→ **EXERCISE OBJECTIVE**: Show each line from the listing that includes the word "matplotlib".
★ ★ ★ ★
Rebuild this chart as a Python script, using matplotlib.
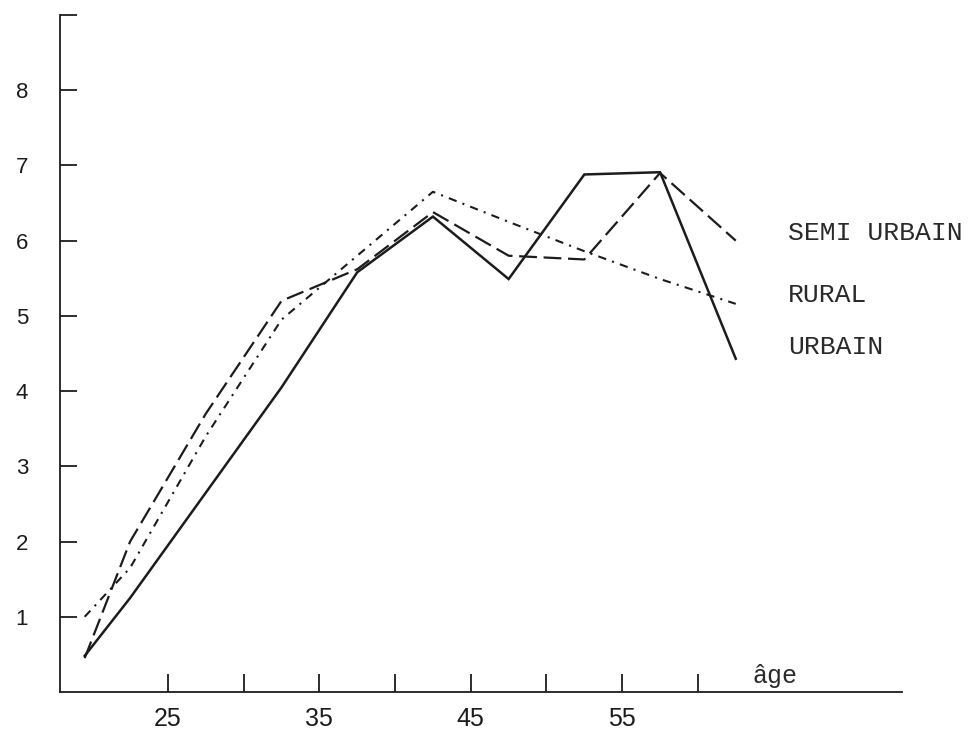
import matplotlib

matplotlib.use("Agg")

import matplotlib.pyplot as plt

# age groups (midpoints)
ages = [19.5, 22.5, 27.5, 32.5, 37.5, 42.5, 47.5, 52.5, 57.5, 62.5]

# values
urbain = [0.48, 1.25, 2.65, 4.05, 5.58, 6.32, 5.49, 6.88, 6.91, 4.43]
semi_urbain = [0.45, 2.0, 3.7, 5.2, 5.62, 6.38, 5.8, 5.75, 6.9, 6.0]
rural = [1.0, 1.65, 3.4, 4.95, 5.8, 6.65, 6.25, 5.86, 5.49, 5.16]

series_labels = ["SEMI URBAIN", "RURAL", "URBAIN"]

x_ticks = [25, 30, 35, 40, 45, 50, 55, 60]
x_tick_labels = ["25", "", "35", "", "45", "", "55", ""]
y_ticks = [1, 2, 3, 4, 5, 6, 7, 8, 9]
y_tick_labels = ["1", "2", "3", "4", "5", "6", "7", "8", ""]

ink = "#1c1c1c"

fig = plt.figure(figsize=(9.73, 7.39), dpi=100)
ax = fig.add_axes([60 / 973, 47 / 739, 842 / 973, 677 / 739])

ax.plot(ages, urbain, color=ink, lw=1.8, solid_joinstyle="miter")
ax.plot(ages, semi_urbain, color=ink, lw=1.6, dashes=(8, 3))
ax.plot(ages, rural, color=ink, lw=1.5, dashes=(4, 3, 1, 3))

ax.set_xlim(17.87, 73.48)
ax.set_ylim(0, 9)

for side in ["top", "right"]:
    ax.spines[side].set_visible(False)
for side in ["left", "bottom"]:
    ax.spines[side].set_linewidth(1.3)
    ax.spines[side].set_color(ink)

ax.set_xticks(x_ticks)
ax.set_xticklabels(x_tick_labels)
ax.set_yticks(y_ticks)
ax.set_yticklabels(y_tick_labels)

ax.tick_params(axis="x", direction="in", length=13, width=1.3, pad=11,
               colors=ink, labelsize=18)
ax.tick_params(axis="y", direction="in", length=12, width=1.3, pad=23,
               colors=ink, labelsize=16)
for lab in ax.get_xticklabels() + ax.get_yticklabels():
    lab.set_fontfamily("Liberation Sans")

# series names written at the right end of the curves
label_y = [233, 295, 347]
for name, py in zip(series_labels, label_y):
    fig.text(788 / 973, 1 - py / 739, name, family="Liberation Mono",
             fontsize=19, color="#2a2a2a", va="center", ha="left")

fig.text(752 / 973, 1 - 683 / 739, "âge", family="Liberation Mono",
         fontsize=18, color="#2a2a2a", va="baseline", ha="left")

plt.savefig("out.png", dpi=100)
plt.close()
★ ★ ★ ★
→ **RIGHT ANSWER**:
Rebuild this chart as a Python script, using matplotlib.
import matplotlib
matplotlib.use("Agg")
import matplotlib.pyplot as plt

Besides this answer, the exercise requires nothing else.